Introduction

Esther Schipper is pleased to announce Jeden kleinen Finger, sogar, Sarah Buckner’s first solo exhibition with the gallery.  

 

Sarah Buckner’s new paintings continue the artist’s dream-like motifs, creating a world of her own making, invested with powerful emotional significance. The new works feature mythical figures, literary heroines and real-life characters, transformed in the artist’s imagination and imbued with meaning gleaned from her own life.  

 

With works loosely scattered across the walls of exhibition space, Jeden kleinen Finger, sogar creates an intimate viewing experience, emphasizing the poetic potency of Buckner’s paintings. Painted walls echo the muted colors of museum collection presentations.  

 

The majority of figures in these new works remain female, among them literary heroines such as Odysseus’ waiting wife Penelope described by Homer, or Virgil’s tragic princess Dido.
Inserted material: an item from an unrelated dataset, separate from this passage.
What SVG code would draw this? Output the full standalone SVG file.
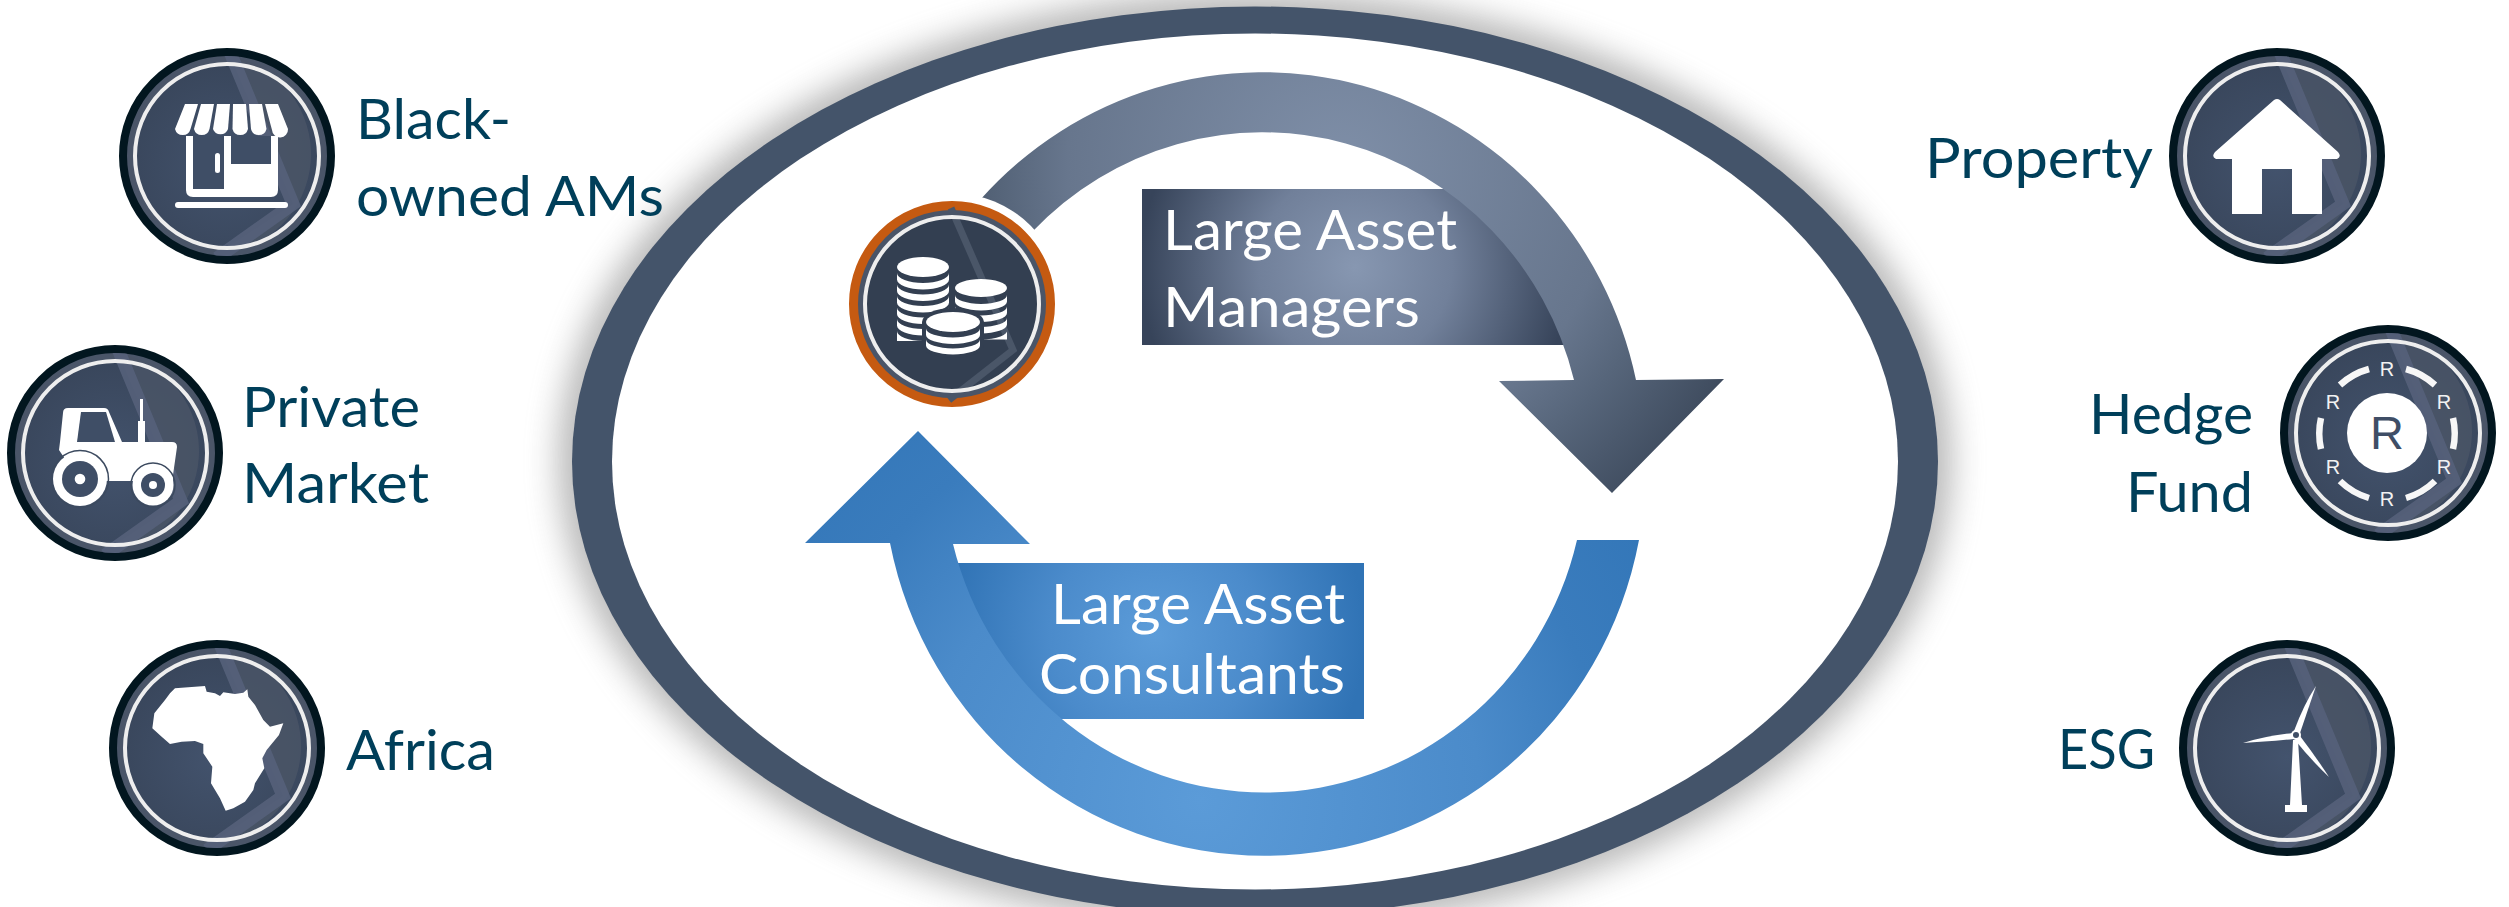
<svg xmlns="http://www.w3.org/2000/svg" xmlns:xlink="http://www.w3.org/1999/xlink" width="2509" height="907" viewBox="0 0 2509 907">
<style>
.lbl{font-family:"Lato","Carlito","Liberation Sans",sans-serif;font-size:57px;fill:#003f5a}
.wht{font-family:"Lato","Carlito","Liberation Sans",sans-serif;font-size:57px;fill:#fff}
.r{font-family:"Liberation Sans",Arial,sans-serif;font-size:20px;fill:#f2f2f2;text-anchor:middle}
.ic{fill:#fff}
.gap{fill:none;stroke:#3c4a5f}
</style>
<defs>
<filter id="blur" filterUnits="userSpaceOnUse" x="450" y="-150" width="1620" height="1220"><feGaussianBlur stdDeviation="16"/></filter>
<radialGradient id="bf" cx=".5" cy=".55" r=".6"><stop offset="0" stop-color="#43536d"/><stop offset="1" stop-color="#38455a"/></radialGradient>
<radialGradient id="topArrow" gradientUnits="userSpaceOnUse" cx="1340" cy="170" r="470"><stop offset="0" stop-color="#7f8fa8"/><stop offset=".58" stop-color="#67768d"/><stop offset=".72" stop-color="#56657a"/><stop offset="1" stop-color="#374355"/></radialGradient>
<radialGradient id="topRect" gradientUnits="userSpaceOnUse" cx="1355" cy="267" r="215"><stop offset="0" stop-color="#8797b1"/><stop offset=".45" stop-color="#71809a"/><stop offset="1" stop-color="#37445a"/></radialGradient>
<radialGradient id="botArrow" gradientUnits="userSpaceOnUse" cx="1200" cy="800" r="560"><stop offset="0" stop-color="#5b9bd8"/><stop offset=".5" stop-color="#4b8bca"/><stop offset=".72" stop-color="#3a7cbd"/><stop offset="1" stop-color="#3175b7"/></radialGradient>
<radialGradient id="botRect" gradientUnits="userSpaceOnUse" cx="1155" cy="635" r="210"><stop offset="0" stop-color="#5c9cd9"/><stop offset=".5" stop-color="#4b8bcb"/><stop offset="1" stop-color="#3073b5"/></radialGradient>
<clipPath id="bc"><circle r="100"/></clipPath>
<g id="badge">
<circle r="104" fill="#4a5568" stroke="#02161f" stroke-width="8"/>
<circle r="92" fill="url(#bf)"/>
<g clip-path="url(#bc)">
<path d="M3,-100 L66,48 L-10,98 A100 100 0 0 0 3,-100Z" fill="#4a5566" opacity=".85"/>
<path d="M3,-104 L66,48 L-10,102" fill="none" stroke="#55617a" stroke-width="13" opacity=".9"/>
</g>
<circle r="92" fill="none" stroke="#eeeeee" stroke-width="4"/>
</g>
</defs>

<g id="oval">
<ellipse cx="1255" cy="461" rx="697" ry="469" fill="#808080" opacity=".55" filter="url(#blur)"/>
<ellipse cx="1255" cy="461.500" rx="683" ry="455" fill="#44546a"/>
<ellipse cx="1255" cy="461.500" rx="643" ry="428" fill="#fff"/>
</g>

<g id="label-managers">
<path d="M1142,189 H1480 L1590,345 H1142Z" fill="url(#topRect)"/>
<text class="wht" x="1163" y="250" textLength="294" lengthAdjust="spacingAndGlyphs">Large Asset</text>
<text class="wht" x="1163" y="327" textLength="257" lengthAdjust="spacingAndGlyphs">Managers</text>
</g>
<g id="label-consultants">
<path d="M930,563 H1364 V719 H1020Z" fill="url(#botRect)"/>
<text class="wht" x="1051" y="624" textLength="294" lengthAdjust="spacingAndGlyphs">Large Asset</text>
<text class="wht" x="1039" y="694" textLength="306" lengthAdjust="spacingAndGlyphs">Consultants</text>
</g>

<g id="connectors">
<path fill="url(#topArrow)" d="M980,200 A381.6 389 0 0 1 1636,380 L1724,379 L1612,493 L1499,381 L1574,380 A321 327.5 0 0 0 1032,232 Z"/>
<path fill="url(#botArrow)" d="M1639,540 A381.6 389 0 0 1 890,543 L805,543 L918,431 L1030,544 L953,544 A321 327.5 0 0 0 1577,540 Z"/>
</g>

<g id="node-coins">
<circle cx="952" cy="304" r="111" fill="#fff"/>
<circle cx="952" cy="304" r="98.500" fill="#4a5568" stroke="#c55a11" stroke-width="9"/>
<circle cx="952" cy="304" r="87" fill="#333f51"/>
<path d="M951,208 L1013,350 L949,400" fill="none" stroke="#4a5668" stroke-width="7"/>
<circle cx="952" cy="304" r="87" fill="none" stroke="#eeeeee" stroke-width="4"/>
<g class="ic">
<ellipse cx="923" cy="267" rx="26" ry="10"/>
<path d="M897,273 A26 10 0 0 0 949,273 V279.500 A26 10 0 0 1 897,279.500Z"/>
<path d="M897,284.500 A26 10 0 0 0 949,284.500 V291 A26 10 0 0 1 897,291Z"/>
<path d="M897,296 A26 10 0 0 0 949,296 V302.500 A26 10 0 0 1 897,302.500Z"/>
<path d="M897,307.500 A26 10 0 0 0 949,307.500 V314 A26 10 0 0 1 897,314Z"/>
<path d="M897,319 A26 10 0 0 0 949,319 V325.500 A26 10 0 0 1 897,325.500Z"/>
<path d="M897,331 A26 10 0 0 0 923,341 H897Z"/>
<ellipse cx="981" cy="288" rx="26" ry="9"/>
<path d="M955,295 A26 9 0 0 0 1007,295 V301.500 A26 9 0 0 1 955,301.500Z"/>
<path d="M955,306.500 A26 9 0 0 0 1007,306.500 V313 A26 9 0 0 1 955,313Z"/>
<path d="M955,318 A26 9 0 0 0 1007,318 V324.500 A26 9 0 0 1 955,324.500Z"/>
<path d="M1007,329.500 A26 9 0 0 1 981,339.500 H1007Z"/>
</g>
<path d="M922,322 A31 14 0 0 1 984,322 V345 A31 13 0 0 1 922,345Z" fill="#333f51"/>
<g class="ic">
<ellipse cx="953" cy="322" rx="27" ry="10"/>
<path d="M926,328.500 A27 9 0 0 0 980,328.500 V335 A27 9 0 0 1 926,335Z"/>
<path d="M926,339.500 A27 9 0 0 0 980,339.500 V345.500 A27 9 0 0 1 926,345.500Z"/>
</g>
</g>

<g id="node-black-owned">
<use href="#badge" xlink:href="#badge" transform="translate(227 156)"/>
<g class="ic">
<path d="M186,136 H278 V190 Q278,197 271,197 H193 Q186,197 186,190Z"/>
</g>
<path d="M193,136 H224 V189 H193Z M231,136 H271 V164 H231Z" fill="#3f4e66"/>
<g class="ic">
<path d="M185,104 H198 L190.500,129 A8 8 0 0 1 175,129Z"/>
<path d="M201,104 H214 L209.500,129 A8 8 0 0 1 194,129Z"/>
<path d="M217,104 H230 L228,129 A8 8 0 0 1 213,129Z"/>
<path d="M233,104 H246 L248,129 A8 8 0 0 1 232.500,129Z"/>
<path d="M249,104 H262 L266.500,129 A8 8 0 0 1 251,129Z"/>
<path d="M265,104 H278 L288,129 A8 8 0 0 1 272,130Z"/>
<rect x="215" y="153" width="5" height="20" rx="2.500"/>
<rect x="175" y="202" width="113" height="6" rx="3"/>
</g>
<text class="lbl" x="356" y="139" textLength="155" lengthAdjust="spacingAndGlyphs">Black-</text>
<text class="lbl" x="356" y="216" textLength="308" lengthAdjust="spacingAndGlyphs">owned AMs</text>
</g>

<g id="node-private-market">
<use href="#badge" xlink:href="#badge" transform="translate(115 453)"/>
<path class="ic" d="M68,408 H104 Q108,408 109,412 L122,442 H172 Q177,442 177,447 L173,475 V481 H100 V481 H80 L63,456 L59,450 L60,442 L63,413 Q63,408 68,408Z"/>
<path d="M81,412 H106 L115,442 H77Z" fill="#3f4e66"/>
<path class="ic" d="M140,399 H143 V421 H145 V442 H138 V421 H140Z"/>
<circle cx="80" cy="479" r="28.500" class="gap" stroke-width="1.500"/>
<circle cx="153" cy="485" r="22" class="gap" stroke-width="1.500"/>
<g class="ic"><circle cx="80" cy="479" r="27"/><circle cx="153" cy="485" r="20.500"/></g>
<circle cx="80" cy="479" r="18" fill="#3f4e66"/><circle cx="153" cy="485" r="12" fill="#3f4e66"/>
<g class="ic"><circle cx="80" cy="479" r="5.300"/><circle cx="153" cy="485" r="4"/></g>
<text class="lbl" x="242" y="427" textLength="178" lengthAdjust="spacingAndGlyphs">Private</text>
<text class="lbl" x="242" y="503" textLength="187" lengthAdjust="spacingAndGlyphs">Market</text>
</g>

<g id="node-africa">
<use href="#badge" xlink:href="#badge" transform="translate(217 748)"/>
<polygon class="ic" transform="translate(135 670) scale(.3333)" points="120,55 160,52 210,48 215,65 240,70 255,78 265,67 300,72 325,68 337,58 340,80 360,105 385,150 405,170 445,160 432,195 395,240 382,265 388,295 360,340 355,360 330,395 295,415 272,422 255,385 228,340 232,290 205,250 205,222 180,213 140,215 105,222 80,200 52,175 58,130 90,90 105,70"/>
<text class="lbl" x="346" y="770" textLength="149" lengthAdjust="spacingAndGlyphs">Africa</text>
</g>

<g id="node-property">
<use href="#badge" xlink:href="#badge" transform="translate(2277 156)"/>
<path class="ic" d="M2274,100 Q2277,98 2280,100 L2338,152 Q2342,157 2337,159 H2322 V214 H2292 V169 H2262 V214 H2232 V159 H2216 Q2211,157 2215,152Z"/>
<text class="lbl" x="1925" y="178" textLength="228" lengthAdjust="spacingAndGlyphs">Property</text>
</g>

<g id="node-hedge-fund">
<use href="#badge" xlink:href="#badge" transform="translate(2388 433)"/>
<circle cx="2387" cy="433" r="40" class="ic"/>
<text x="2387" y="449" style="font-family:'Liberation Sans',Arial,sans-serif;font-size:47px;fill:#3f4e66;text-anchor:middle">R</text>
<text class="r" x="2387" y="376">R</text><text class="r" x="2387" y="506">R</text>
<text class="r" x="2333" y="409">R</text><text class="r" x="2444" y="409">R</text>
<text class="r" x="2333" y="474">R</text><text class="r" x="2444" y="474">R</text>
<g fill="none" stroke="#f7f7f7" stroke-width="6.500">
<path d="M2340,385 A70 70 0 0 1 2369,369"/><path d="M2406,369 A70 70 0 0 1 2435,385"/>
<path d="M2453,418 A70 70 0 0 1 2453,449"/><path d="M2435,481 A70 70 0 0 1 2406,498"/>
<path d="M2369,498 A70 70 0 0 1 2340,481"/><path d="M2321,449 A70 70 0 0 1 2321,418"/>
</g>
<text class="lbl" x="2089" y="434" textLength="164" lengthAdjust="spacingAndGlyphs">Hedge</text>
<text class="lbl" x="2126" y="512" textLength="127" lengthAdjust="spacingAndGlyphs">Fund</text>
</g>

<g id="node-esg">
<use href="#badge" xlink:href="#badge" transform="translate(2287 748)"/>
<g class="ic">
<path d="M2293,740 H2298 L2302,805 H2307 V812 H2285 V805 H2290Z"/>
<path d="M2316,686 L2300,733 L2294,731 Q2304,704 2316,686Z"/>
<path d="M2243,743 Q2265,736 2293,733 L2294,739 Q2265,742 2243,743Z"/>
<path d="M2329,777 Q2311,760 2295,740 L2300,736 Q2316,757 2329,777Z"/>
<circle cx="2296" cy="735" r="5"/>
</g>
<circle cx="2296" cy="735" r="3" fill="#3f4e66"/>
<text class="lbl" x="2058" y="769" textLength="97" lengthAdjust="spacingAndGlyphs">ESG</text>
</g>
</svg>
Buckner portrays these women as protagonists in a world in which form and meaning are wedded. The elusive nods to myth or literature are more emotional reference points than sources for these motifs. The depicted figures and situations appear both open-ended and precisely observed, as if emerging from a fully formed narrative of which viewers can only catch a momentary glimpse. The works exude an interiority reminiscent of dreams, where an object can be many incongruous things simultaneously.  

 

Visual markers—the steps of ancient ruin, the outline of a temple complex, or the indentations on the speckled surface of a fossilized sea urchin—enter her paintings as color, texture or shape. Analogously patterns of lines can invoke the meditative qualities of weaving, refer to the spiritual properties of certain motifs in various cultures, or even symbolize the presence of benevolent protector. Transformed in the process of painting, the references remain elusive, even to the artist, she says.  

 

Embracing the traditions of her medium, Buckner produces many of her painting materials, reveling in the laborious processes and their age-old alchemistic associations. The fine chalk, a sediment originating from fossilized microorganisms, and used in her gesso, gives her paintings their creamy texture and smooth matt surface. Buckner mixes many paints from pure pigment and/or ground minerals, experimenting with the distinct viscosity of different colors and their varying opacity. In the past, Buckner has added minerals such as malachite or lapis lazuli to her paints to give her paintings an opalescent shimmer. In some of the paintings on view, she plays with the properties of black iron oxide, exploring different intensities of black hues, and using the material as thick impasto to produce unexpected interactions with other colors. In other new works, the addition of Nickel Titanium yellow has brightened her palette, introducing a range of soft yellow tones. These materials, such as iron oxide, malachite or her gesso’s chalk, connect her practice to an ancient tradition of mark-making, from cave paintings to ancient ceramics, classical fresco painting and the origin of chemistry in alchemy.